_Exercise aim_
Tally the lines in the listing below that include "this". Answer with the count and nothing more.

Entries taken from a collection:

__________________________________________________

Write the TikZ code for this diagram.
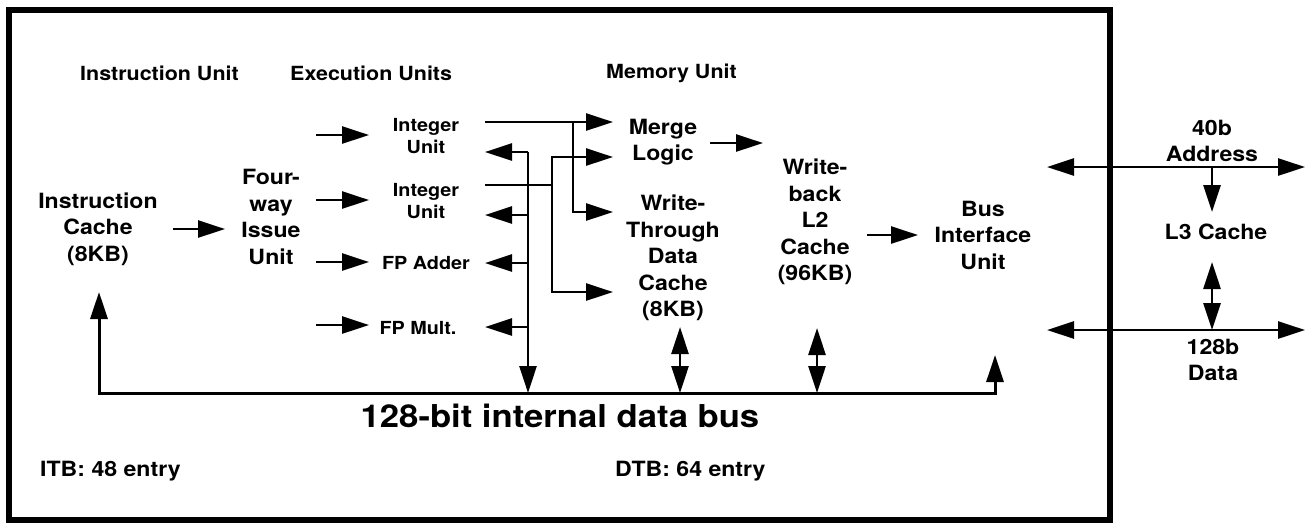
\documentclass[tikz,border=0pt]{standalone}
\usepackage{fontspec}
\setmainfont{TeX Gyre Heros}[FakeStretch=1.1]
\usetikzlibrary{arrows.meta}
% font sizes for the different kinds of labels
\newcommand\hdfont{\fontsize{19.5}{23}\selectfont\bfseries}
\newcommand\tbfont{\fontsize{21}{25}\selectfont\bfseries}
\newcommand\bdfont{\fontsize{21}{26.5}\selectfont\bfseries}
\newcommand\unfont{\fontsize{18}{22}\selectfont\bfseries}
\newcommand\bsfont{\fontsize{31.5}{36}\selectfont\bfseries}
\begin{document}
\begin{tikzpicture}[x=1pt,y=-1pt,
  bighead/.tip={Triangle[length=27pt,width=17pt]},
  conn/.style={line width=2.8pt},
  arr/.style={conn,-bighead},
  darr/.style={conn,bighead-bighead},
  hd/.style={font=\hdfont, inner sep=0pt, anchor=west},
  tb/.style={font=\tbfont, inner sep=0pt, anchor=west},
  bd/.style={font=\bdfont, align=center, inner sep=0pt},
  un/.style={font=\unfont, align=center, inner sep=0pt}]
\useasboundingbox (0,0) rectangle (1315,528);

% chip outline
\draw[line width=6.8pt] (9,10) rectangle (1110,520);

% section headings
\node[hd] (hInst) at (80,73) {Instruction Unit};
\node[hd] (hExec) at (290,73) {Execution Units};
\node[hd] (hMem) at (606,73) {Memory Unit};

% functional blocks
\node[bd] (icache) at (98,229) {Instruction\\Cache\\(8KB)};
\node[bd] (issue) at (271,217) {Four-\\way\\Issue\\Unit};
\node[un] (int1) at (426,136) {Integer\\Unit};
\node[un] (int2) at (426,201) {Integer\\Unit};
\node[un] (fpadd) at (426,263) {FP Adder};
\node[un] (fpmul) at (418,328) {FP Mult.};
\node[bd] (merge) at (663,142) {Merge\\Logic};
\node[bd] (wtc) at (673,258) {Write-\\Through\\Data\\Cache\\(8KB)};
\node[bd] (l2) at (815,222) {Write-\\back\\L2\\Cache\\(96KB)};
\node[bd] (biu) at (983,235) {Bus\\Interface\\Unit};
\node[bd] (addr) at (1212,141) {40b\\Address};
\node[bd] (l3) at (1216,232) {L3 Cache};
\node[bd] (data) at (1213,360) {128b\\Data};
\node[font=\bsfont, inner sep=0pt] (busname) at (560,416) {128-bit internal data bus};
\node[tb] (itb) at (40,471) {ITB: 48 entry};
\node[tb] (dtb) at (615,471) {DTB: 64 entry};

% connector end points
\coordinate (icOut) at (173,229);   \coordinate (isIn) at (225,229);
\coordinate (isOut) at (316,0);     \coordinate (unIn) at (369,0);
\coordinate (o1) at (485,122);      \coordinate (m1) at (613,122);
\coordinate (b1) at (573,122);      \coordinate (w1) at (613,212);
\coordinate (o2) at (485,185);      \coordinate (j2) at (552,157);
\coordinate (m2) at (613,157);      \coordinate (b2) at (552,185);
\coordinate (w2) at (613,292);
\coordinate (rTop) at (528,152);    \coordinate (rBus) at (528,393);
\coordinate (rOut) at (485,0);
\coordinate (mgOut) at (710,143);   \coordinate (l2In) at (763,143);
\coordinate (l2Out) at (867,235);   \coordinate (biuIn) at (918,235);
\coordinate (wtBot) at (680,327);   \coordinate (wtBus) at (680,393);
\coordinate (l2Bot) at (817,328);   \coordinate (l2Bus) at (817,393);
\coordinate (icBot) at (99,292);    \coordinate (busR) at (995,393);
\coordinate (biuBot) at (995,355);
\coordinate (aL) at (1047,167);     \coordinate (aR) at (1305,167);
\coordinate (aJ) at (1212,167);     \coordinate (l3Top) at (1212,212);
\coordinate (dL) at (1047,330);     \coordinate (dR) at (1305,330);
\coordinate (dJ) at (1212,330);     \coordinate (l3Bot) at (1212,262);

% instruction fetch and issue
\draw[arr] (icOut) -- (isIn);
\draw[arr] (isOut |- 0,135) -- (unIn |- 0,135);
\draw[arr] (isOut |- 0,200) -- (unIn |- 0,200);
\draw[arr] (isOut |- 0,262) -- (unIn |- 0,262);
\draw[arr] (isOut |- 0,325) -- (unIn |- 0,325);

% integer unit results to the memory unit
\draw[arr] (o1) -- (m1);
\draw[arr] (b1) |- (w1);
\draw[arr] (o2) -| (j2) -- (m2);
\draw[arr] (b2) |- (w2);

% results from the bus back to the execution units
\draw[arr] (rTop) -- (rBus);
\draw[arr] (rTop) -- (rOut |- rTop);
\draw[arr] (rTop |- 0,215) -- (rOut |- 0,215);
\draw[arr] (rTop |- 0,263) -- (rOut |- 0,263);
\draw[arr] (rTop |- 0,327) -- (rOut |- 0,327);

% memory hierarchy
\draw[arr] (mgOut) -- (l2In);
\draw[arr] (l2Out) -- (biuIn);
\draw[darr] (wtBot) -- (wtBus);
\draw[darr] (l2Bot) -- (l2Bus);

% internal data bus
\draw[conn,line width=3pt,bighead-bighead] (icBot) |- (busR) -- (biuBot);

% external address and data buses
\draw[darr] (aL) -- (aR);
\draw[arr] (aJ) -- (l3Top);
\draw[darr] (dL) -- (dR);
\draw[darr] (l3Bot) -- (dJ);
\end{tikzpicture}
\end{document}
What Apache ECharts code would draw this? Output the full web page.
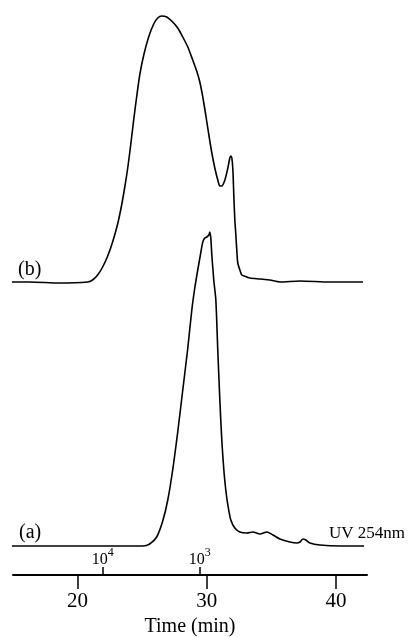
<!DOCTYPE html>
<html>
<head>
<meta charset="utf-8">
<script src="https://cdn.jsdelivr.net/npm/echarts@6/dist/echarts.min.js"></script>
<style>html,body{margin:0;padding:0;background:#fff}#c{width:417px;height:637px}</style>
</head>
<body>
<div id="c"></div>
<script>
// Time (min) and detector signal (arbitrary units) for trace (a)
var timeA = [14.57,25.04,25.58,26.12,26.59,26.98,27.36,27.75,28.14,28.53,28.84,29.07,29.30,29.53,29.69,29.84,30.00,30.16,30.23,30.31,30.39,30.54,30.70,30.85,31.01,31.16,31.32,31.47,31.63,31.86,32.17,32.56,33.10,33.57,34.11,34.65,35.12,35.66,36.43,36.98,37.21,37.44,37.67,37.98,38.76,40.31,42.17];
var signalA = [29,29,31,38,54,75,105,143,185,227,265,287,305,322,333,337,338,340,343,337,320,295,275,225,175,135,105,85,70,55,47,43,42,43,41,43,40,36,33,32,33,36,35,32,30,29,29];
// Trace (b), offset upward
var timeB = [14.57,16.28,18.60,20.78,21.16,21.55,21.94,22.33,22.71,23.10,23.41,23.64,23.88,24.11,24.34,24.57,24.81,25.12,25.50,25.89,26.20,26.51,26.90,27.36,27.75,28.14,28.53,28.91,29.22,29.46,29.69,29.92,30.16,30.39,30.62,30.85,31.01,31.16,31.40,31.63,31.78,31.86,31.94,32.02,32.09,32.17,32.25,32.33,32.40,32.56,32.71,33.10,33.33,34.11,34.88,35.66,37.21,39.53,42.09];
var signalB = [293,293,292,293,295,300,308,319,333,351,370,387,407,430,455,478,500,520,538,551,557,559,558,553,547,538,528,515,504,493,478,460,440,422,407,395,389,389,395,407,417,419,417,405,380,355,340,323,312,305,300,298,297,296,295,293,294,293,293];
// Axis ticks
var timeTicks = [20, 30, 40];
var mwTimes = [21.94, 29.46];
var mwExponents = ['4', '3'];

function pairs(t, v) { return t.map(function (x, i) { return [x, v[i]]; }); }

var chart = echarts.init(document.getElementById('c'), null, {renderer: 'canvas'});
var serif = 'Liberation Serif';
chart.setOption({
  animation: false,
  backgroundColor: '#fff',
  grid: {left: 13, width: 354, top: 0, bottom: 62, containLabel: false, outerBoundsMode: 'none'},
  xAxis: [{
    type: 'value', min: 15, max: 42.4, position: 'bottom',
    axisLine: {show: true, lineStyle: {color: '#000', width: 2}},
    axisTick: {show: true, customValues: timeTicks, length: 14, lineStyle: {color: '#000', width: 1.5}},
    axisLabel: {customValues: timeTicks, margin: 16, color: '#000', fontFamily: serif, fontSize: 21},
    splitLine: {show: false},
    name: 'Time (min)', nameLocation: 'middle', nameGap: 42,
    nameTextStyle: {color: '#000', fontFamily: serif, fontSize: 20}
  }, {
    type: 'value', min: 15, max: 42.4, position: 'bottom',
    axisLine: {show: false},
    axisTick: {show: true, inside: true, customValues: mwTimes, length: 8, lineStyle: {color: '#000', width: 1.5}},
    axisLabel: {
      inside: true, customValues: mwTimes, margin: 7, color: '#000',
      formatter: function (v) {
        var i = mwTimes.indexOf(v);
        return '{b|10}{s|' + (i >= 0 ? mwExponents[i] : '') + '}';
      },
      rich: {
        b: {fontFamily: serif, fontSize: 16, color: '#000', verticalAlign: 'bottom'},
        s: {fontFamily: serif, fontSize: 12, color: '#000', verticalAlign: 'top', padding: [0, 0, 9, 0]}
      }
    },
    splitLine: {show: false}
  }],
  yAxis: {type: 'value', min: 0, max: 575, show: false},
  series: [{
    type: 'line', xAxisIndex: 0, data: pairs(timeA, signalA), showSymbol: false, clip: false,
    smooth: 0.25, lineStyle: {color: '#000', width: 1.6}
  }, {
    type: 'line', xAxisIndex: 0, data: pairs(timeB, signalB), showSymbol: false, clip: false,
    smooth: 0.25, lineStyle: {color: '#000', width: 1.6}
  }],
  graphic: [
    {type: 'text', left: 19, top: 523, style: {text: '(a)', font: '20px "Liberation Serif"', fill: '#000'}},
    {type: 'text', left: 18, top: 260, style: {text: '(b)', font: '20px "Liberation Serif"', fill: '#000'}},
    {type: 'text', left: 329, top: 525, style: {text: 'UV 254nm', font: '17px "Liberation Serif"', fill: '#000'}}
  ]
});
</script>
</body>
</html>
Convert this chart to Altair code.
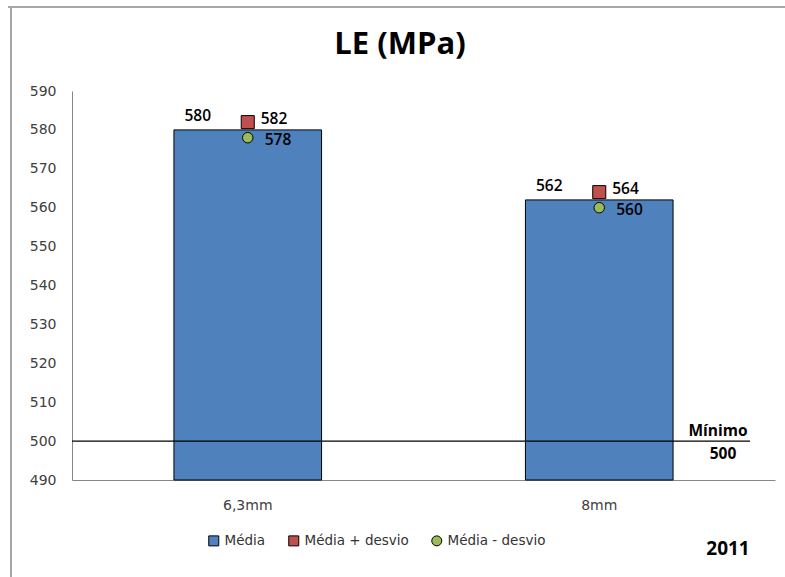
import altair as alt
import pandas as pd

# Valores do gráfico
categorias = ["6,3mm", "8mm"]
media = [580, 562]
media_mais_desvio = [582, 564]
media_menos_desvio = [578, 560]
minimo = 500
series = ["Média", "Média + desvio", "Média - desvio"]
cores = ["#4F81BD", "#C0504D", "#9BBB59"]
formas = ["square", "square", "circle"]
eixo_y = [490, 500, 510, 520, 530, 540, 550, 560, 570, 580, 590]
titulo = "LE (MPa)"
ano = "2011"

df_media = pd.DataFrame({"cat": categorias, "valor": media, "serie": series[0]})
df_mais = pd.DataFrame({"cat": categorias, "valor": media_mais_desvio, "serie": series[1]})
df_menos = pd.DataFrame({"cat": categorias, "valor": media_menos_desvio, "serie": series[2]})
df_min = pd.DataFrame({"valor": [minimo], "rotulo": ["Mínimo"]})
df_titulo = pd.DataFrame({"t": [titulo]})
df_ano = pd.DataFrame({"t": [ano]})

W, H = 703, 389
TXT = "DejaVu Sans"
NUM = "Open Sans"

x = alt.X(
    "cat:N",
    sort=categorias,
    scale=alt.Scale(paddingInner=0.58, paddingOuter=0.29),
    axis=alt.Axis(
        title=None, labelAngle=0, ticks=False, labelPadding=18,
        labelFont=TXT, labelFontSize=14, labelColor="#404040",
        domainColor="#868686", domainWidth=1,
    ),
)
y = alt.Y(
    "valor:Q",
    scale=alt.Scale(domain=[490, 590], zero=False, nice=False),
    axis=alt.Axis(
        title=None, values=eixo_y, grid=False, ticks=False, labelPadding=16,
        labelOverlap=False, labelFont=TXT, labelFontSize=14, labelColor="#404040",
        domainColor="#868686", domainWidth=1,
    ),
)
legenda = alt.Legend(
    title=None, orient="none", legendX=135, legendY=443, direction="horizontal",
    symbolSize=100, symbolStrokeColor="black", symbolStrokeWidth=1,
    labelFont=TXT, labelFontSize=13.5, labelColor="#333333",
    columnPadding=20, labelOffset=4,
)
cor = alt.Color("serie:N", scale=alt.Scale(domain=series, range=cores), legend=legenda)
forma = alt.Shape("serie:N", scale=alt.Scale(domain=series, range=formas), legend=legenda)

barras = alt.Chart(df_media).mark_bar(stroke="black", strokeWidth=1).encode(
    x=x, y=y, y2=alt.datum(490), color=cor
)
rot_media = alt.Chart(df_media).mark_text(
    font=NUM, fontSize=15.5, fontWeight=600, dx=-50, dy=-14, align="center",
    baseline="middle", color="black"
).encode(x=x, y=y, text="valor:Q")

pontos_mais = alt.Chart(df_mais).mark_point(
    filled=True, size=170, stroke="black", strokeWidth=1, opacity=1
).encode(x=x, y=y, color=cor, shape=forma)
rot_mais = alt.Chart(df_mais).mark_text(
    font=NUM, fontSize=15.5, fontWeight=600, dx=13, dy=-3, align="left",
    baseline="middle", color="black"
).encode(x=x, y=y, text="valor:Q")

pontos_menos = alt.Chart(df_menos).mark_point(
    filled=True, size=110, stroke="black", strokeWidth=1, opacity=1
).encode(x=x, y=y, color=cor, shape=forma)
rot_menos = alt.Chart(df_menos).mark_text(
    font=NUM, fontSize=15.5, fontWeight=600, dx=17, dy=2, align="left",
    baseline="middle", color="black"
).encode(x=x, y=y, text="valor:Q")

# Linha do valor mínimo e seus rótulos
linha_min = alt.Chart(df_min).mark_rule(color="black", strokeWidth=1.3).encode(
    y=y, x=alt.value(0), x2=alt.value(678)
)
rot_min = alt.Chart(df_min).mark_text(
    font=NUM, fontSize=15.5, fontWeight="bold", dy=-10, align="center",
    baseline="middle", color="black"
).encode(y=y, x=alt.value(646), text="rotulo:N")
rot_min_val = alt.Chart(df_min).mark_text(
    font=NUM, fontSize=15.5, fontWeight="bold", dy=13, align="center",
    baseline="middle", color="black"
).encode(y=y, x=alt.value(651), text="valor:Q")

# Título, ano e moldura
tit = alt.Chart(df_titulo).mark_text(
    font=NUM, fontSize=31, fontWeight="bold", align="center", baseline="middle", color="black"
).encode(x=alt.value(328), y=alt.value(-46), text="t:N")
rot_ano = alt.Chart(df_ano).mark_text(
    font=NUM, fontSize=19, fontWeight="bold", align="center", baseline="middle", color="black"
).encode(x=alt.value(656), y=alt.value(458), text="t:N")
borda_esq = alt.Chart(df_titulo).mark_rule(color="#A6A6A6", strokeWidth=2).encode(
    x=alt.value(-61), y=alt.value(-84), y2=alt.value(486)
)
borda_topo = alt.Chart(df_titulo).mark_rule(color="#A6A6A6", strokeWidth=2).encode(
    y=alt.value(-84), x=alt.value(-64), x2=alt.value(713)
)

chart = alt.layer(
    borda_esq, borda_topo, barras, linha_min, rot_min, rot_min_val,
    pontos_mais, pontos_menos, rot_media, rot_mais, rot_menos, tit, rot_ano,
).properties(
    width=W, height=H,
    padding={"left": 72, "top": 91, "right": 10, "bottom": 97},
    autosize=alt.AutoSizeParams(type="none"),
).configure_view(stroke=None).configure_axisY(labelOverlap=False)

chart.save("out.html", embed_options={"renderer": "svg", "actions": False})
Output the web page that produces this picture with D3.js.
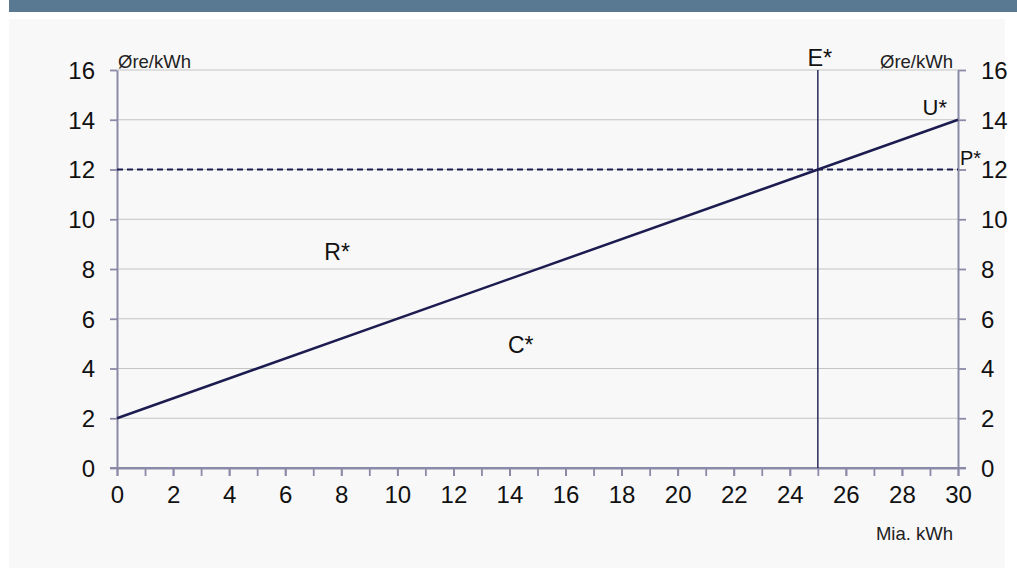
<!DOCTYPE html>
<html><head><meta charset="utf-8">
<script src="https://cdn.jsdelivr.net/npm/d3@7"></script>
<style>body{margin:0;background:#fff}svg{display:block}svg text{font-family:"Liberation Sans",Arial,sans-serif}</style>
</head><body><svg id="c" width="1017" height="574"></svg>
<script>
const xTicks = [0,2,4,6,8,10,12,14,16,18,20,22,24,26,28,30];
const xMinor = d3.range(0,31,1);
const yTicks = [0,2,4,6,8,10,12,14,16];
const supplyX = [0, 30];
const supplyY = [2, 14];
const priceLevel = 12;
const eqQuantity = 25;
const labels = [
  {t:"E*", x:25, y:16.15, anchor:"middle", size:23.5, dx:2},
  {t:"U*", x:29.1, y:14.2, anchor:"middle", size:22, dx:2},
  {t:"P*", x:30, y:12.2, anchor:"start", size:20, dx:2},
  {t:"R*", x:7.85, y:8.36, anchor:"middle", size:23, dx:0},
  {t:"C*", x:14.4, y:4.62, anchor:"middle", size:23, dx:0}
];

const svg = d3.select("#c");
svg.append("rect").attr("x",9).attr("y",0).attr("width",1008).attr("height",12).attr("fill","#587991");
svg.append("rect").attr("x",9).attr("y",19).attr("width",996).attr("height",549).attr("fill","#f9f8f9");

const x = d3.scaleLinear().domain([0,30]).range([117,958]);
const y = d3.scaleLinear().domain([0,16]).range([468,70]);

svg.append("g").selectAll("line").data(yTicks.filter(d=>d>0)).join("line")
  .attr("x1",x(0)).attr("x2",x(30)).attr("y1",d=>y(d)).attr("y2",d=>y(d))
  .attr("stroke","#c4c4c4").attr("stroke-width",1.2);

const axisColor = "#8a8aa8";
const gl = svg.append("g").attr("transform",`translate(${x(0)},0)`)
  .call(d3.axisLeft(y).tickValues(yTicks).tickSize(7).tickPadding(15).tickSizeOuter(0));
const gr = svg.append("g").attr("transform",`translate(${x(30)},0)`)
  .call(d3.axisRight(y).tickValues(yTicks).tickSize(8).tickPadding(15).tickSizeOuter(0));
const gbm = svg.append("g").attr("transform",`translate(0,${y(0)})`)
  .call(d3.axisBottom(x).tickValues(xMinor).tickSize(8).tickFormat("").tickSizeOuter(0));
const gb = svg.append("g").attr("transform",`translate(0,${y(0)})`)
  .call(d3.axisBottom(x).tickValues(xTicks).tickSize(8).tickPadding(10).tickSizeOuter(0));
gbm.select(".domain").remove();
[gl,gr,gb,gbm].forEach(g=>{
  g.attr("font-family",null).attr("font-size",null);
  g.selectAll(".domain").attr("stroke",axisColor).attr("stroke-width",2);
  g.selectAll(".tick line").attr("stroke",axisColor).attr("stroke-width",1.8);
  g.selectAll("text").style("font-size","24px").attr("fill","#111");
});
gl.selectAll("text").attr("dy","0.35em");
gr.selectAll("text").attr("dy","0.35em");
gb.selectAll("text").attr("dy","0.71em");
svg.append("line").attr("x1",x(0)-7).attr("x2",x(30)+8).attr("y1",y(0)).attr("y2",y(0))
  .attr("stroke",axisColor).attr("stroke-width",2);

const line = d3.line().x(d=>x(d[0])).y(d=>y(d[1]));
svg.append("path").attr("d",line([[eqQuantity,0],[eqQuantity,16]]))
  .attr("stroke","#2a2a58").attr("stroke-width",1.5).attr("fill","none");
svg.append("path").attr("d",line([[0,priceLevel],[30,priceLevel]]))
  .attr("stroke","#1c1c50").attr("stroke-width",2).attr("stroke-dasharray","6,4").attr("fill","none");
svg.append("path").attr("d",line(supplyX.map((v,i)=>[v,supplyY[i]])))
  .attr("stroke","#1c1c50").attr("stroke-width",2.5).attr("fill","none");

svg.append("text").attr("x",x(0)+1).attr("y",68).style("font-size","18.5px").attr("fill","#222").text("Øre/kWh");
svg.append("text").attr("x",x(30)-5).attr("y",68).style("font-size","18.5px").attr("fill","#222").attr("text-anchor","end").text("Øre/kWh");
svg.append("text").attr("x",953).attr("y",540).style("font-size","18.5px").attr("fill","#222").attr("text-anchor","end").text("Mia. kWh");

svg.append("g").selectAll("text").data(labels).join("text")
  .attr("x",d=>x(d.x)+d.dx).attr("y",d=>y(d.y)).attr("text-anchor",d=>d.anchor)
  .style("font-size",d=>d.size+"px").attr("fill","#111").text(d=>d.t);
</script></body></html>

__________________________________________________

_Correct answer_
4